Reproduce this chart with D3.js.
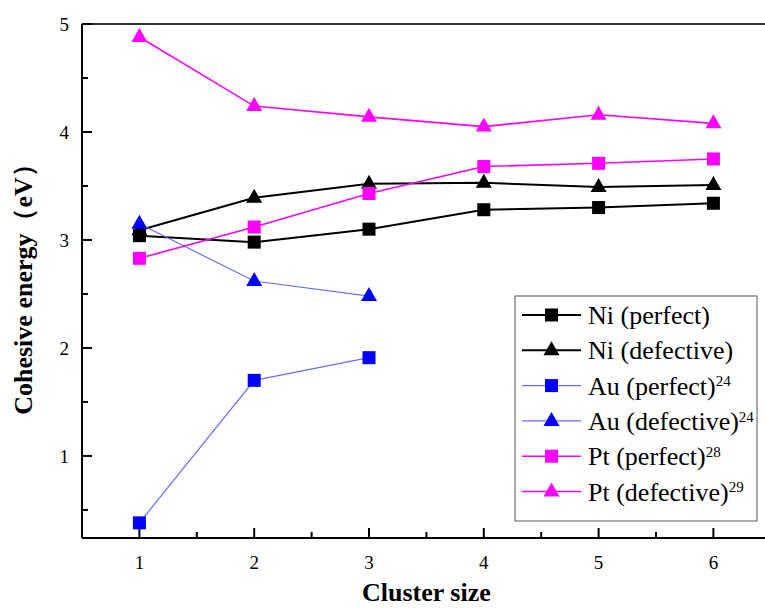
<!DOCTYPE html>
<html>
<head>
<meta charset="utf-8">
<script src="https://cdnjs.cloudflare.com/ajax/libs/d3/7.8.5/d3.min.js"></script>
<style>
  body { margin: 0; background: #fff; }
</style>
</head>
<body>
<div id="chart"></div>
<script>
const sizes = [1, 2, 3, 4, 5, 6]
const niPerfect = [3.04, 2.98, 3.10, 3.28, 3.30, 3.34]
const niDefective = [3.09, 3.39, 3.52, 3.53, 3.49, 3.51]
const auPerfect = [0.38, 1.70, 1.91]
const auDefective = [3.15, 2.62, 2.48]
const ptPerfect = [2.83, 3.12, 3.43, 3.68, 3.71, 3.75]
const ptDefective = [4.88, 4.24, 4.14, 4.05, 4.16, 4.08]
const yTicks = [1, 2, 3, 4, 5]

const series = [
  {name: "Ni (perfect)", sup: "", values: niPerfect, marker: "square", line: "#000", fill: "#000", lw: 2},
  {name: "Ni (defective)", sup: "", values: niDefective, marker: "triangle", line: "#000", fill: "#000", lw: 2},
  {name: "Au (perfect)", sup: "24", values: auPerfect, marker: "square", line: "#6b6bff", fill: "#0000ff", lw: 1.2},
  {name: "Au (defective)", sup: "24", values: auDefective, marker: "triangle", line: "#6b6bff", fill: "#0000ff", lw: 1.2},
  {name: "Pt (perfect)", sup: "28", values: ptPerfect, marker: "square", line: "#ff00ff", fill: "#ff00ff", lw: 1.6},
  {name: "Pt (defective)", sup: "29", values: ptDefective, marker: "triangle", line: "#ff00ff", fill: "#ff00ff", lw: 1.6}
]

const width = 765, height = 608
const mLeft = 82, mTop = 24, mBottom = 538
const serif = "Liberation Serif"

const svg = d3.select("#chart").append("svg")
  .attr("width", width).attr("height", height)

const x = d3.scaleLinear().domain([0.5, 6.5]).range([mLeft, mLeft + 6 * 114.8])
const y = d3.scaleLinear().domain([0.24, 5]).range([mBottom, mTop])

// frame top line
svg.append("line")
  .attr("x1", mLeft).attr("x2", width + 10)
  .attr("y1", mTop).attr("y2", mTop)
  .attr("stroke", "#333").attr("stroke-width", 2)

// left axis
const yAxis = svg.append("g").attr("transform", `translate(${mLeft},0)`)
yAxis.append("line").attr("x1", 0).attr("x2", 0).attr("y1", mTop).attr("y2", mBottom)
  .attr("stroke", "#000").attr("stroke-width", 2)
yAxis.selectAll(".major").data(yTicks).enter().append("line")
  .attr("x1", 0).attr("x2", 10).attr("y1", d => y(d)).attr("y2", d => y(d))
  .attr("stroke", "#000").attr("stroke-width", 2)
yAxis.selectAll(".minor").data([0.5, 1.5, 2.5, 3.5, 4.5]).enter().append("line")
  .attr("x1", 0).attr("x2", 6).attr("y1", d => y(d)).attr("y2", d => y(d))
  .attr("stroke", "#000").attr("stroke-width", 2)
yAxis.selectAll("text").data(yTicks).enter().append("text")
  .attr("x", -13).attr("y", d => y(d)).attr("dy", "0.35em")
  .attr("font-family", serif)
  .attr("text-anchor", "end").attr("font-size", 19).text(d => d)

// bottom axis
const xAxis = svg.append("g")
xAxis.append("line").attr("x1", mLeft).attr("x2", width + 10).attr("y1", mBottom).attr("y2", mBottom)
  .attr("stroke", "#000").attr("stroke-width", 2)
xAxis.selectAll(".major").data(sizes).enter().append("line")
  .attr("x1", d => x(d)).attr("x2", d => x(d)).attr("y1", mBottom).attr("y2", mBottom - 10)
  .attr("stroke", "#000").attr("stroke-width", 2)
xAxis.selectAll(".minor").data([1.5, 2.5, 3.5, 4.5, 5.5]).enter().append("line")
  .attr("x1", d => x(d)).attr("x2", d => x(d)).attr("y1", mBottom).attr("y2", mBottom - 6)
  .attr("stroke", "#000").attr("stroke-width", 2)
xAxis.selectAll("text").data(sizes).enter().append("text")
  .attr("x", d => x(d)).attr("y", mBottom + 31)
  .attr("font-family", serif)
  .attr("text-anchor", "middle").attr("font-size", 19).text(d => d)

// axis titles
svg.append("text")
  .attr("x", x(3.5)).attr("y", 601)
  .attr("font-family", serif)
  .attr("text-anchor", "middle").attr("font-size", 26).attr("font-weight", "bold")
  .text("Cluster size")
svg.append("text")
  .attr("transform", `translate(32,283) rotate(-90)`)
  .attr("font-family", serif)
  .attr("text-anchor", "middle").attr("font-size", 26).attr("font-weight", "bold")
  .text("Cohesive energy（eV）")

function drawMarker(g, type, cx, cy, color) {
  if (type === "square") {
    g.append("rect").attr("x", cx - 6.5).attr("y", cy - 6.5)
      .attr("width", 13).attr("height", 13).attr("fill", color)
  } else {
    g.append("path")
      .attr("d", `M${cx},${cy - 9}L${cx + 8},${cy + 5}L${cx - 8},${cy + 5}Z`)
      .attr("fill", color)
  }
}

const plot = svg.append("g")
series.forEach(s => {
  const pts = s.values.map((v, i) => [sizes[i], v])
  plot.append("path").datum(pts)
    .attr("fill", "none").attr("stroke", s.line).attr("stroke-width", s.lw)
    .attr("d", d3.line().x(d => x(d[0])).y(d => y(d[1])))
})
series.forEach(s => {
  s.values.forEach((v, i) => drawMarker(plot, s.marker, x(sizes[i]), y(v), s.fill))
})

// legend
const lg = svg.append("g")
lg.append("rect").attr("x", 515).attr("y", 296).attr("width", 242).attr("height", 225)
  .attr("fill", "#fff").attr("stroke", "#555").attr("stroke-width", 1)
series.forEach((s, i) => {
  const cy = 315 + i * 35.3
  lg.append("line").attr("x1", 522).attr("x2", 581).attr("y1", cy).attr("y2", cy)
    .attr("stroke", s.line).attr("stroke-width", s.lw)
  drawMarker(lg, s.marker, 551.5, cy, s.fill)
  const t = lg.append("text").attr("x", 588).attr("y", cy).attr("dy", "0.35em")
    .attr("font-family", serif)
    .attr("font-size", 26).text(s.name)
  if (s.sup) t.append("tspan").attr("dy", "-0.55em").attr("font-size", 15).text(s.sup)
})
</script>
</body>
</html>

===

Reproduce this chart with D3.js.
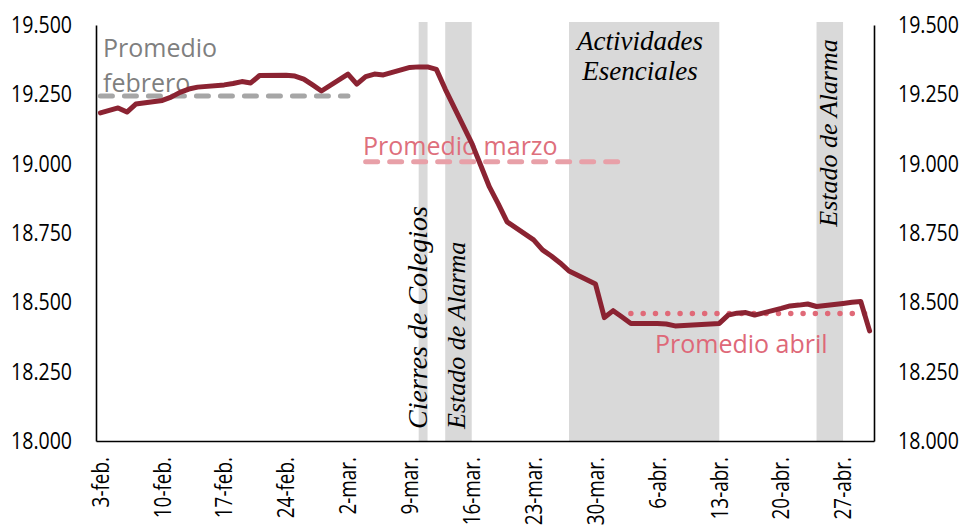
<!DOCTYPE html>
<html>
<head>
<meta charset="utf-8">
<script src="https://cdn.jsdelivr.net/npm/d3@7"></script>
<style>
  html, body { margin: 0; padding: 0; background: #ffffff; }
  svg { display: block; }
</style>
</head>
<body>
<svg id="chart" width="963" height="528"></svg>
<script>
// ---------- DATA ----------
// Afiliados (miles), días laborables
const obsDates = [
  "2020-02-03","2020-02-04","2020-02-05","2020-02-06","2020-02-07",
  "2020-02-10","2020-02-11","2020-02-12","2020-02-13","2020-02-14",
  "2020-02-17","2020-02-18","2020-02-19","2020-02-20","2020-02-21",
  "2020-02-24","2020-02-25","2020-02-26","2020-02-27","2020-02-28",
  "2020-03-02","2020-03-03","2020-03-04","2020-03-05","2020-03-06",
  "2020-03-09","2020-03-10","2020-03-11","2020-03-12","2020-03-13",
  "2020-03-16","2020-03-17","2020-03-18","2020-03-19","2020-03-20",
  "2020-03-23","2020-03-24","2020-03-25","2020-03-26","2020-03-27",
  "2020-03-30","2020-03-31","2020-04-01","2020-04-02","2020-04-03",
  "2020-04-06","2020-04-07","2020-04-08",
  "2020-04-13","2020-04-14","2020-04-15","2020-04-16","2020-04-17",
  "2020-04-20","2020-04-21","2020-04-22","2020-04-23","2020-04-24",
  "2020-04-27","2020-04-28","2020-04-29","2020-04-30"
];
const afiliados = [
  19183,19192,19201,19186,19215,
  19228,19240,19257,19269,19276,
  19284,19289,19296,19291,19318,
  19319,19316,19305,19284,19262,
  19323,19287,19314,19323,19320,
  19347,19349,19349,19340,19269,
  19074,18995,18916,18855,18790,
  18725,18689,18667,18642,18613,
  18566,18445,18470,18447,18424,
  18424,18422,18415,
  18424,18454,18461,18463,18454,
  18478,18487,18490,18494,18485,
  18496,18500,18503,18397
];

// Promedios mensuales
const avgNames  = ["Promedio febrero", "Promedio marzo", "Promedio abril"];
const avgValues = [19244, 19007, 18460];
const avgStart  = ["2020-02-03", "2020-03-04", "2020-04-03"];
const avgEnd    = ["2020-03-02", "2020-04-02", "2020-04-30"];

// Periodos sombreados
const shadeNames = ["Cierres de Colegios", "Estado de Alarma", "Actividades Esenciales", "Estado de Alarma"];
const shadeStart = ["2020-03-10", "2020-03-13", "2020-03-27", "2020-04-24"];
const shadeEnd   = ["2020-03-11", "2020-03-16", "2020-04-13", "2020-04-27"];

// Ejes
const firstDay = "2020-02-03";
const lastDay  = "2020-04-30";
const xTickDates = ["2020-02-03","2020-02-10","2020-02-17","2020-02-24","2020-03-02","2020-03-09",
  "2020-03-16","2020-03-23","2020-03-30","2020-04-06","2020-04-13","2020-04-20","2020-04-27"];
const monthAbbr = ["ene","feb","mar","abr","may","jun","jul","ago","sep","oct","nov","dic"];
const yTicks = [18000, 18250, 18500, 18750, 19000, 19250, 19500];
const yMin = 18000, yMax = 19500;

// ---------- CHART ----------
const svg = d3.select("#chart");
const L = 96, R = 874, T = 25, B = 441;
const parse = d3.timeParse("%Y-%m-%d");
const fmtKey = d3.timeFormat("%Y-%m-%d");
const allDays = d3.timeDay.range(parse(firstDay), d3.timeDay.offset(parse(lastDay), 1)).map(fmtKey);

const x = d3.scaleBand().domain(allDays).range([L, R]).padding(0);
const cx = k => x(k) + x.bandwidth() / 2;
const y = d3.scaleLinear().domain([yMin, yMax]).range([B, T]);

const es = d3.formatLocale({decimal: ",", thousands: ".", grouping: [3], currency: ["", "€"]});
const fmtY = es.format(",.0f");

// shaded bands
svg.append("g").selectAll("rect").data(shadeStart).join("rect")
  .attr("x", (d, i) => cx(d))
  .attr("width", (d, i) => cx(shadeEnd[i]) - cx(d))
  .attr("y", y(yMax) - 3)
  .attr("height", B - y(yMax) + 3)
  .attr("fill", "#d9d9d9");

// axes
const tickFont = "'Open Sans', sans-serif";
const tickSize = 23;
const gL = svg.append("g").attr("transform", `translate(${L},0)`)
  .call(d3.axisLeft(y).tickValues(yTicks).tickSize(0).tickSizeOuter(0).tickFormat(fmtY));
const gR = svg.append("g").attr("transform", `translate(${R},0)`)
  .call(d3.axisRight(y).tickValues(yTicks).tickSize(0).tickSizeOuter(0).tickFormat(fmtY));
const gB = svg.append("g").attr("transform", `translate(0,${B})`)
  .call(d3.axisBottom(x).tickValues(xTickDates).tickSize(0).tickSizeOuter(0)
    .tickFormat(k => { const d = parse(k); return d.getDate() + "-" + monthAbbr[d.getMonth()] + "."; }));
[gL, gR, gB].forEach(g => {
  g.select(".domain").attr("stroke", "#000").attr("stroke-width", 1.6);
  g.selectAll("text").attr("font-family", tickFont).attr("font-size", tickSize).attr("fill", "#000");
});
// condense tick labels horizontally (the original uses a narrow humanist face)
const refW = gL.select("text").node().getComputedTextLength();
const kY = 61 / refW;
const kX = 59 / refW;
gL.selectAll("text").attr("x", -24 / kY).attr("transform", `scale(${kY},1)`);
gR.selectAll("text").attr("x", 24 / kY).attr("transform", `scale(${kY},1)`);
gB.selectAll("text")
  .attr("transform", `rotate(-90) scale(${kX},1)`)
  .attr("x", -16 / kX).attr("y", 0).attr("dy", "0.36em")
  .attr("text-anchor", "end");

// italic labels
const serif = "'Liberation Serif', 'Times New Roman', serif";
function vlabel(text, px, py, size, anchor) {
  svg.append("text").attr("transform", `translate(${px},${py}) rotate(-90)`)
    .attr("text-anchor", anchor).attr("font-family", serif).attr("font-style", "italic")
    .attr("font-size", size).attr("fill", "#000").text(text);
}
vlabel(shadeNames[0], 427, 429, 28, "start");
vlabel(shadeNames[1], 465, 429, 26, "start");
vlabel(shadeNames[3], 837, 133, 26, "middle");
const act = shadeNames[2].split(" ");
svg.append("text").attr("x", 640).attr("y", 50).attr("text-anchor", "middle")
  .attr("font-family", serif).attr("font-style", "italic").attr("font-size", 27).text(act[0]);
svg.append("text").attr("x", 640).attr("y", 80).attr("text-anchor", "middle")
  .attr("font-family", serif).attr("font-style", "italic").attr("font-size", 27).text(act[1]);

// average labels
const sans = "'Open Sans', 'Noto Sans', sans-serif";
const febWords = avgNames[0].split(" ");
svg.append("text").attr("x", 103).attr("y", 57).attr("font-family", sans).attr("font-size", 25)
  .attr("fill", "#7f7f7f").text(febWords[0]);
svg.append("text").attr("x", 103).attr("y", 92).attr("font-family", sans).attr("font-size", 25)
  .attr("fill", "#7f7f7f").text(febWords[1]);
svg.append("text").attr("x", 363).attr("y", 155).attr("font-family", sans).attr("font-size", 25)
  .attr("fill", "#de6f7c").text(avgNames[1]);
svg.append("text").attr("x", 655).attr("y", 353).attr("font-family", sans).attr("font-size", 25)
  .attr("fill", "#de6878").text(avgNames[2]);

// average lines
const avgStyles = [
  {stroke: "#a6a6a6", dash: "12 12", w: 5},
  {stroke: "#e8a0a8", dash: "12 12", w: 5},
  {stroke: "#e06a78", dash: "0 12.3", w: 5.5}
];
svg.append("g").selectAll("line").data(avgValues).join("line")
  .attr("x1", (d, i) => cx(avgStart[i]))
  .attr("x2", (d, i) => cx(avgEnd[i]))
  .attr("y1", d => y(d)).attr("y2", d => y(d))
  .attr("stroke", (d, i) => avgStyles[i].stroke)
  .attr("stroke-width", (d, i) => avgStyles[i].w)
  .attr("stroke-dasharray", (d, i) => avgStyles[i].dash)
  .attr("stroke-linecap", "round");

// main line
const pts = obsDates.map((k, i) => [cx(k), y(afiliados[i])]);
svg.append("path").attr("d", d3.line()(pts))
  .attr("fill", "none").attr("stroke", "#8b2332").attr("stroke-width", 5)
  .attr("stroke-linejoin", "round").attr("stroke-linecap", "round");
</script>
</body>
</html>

===

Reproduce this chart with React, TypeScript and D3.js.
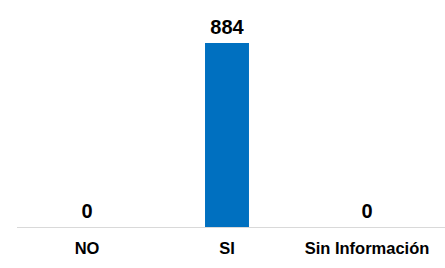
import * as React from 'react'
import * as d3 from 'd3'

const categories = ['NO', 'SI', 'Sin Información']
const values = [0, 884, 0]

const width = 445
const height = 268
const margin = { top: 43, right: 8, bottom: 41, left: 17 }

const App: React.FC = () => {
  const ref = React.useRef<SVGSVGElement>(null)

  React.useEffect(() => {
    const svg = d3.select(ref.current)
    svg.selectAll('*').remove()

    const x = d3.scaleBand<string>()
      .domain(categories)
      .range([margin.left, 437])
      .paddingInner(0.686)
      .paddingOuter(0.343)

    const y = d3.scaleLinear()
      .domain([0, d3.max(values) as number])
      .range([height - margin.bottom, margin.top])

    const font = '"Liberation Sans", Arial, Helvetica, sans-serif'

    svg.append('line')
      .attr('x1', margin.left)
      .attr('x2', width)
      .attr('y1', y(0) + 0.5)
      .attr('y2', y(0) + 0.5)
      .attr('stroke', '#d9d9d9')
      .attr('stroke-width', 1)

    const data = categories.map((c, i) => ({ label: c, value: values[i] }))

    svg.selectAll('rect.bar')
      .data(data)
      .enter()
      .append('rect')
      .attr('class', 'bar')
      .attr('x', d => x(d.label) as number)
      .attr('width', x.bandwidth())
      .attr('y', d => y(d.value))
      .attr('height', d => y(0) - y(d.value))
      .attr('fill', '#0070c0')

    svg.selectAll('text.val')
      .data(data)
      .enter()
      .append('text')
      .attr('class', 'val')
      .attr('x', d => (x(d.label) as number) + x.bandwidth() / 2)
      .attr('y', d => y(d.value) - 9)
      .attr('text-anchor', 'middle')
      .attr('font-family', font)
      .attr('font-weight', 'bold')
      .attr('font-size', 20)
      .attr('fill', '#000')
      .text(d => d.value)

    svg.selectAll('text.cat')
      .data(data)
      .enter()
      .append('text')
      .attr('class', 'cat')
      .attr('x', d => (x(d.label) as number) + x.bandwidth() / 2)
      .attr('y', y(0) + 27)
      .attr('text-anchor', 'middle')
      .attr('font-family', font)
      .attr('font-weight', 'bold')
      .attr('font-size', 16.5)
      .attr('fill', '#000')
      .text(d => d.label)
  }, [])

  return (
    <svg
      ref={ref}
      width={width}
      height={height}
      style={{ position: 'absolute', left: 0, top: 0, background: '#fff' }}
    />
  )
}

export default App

===

## The task
Give again, word for word, the part that opens with the line containing "Reproduce this chart with React, TypeScript" and closes with the one containing "svg.selectAll('*').remove()". Include both of those lines and skip all pictures.

## Correct output
Reproduce this chart with React, TypeScript and D3.js.
import * as React from 'react'
import * as d3 from 'd3'

const categories = ['NO', 'SI', 'Sin Información']
const values = [0, 884, 0]

const width = 445
const height = 268
const margin = { top: 43, right: 8, bottom: 41, left: 17 }

const App: React.FC = () => {
  const ref = React.useRef<SVGSVGElement>(null)

  React.useEffect(() => {
    const svg = d3.select(ref.current)
    svg.selectAll('*').remove()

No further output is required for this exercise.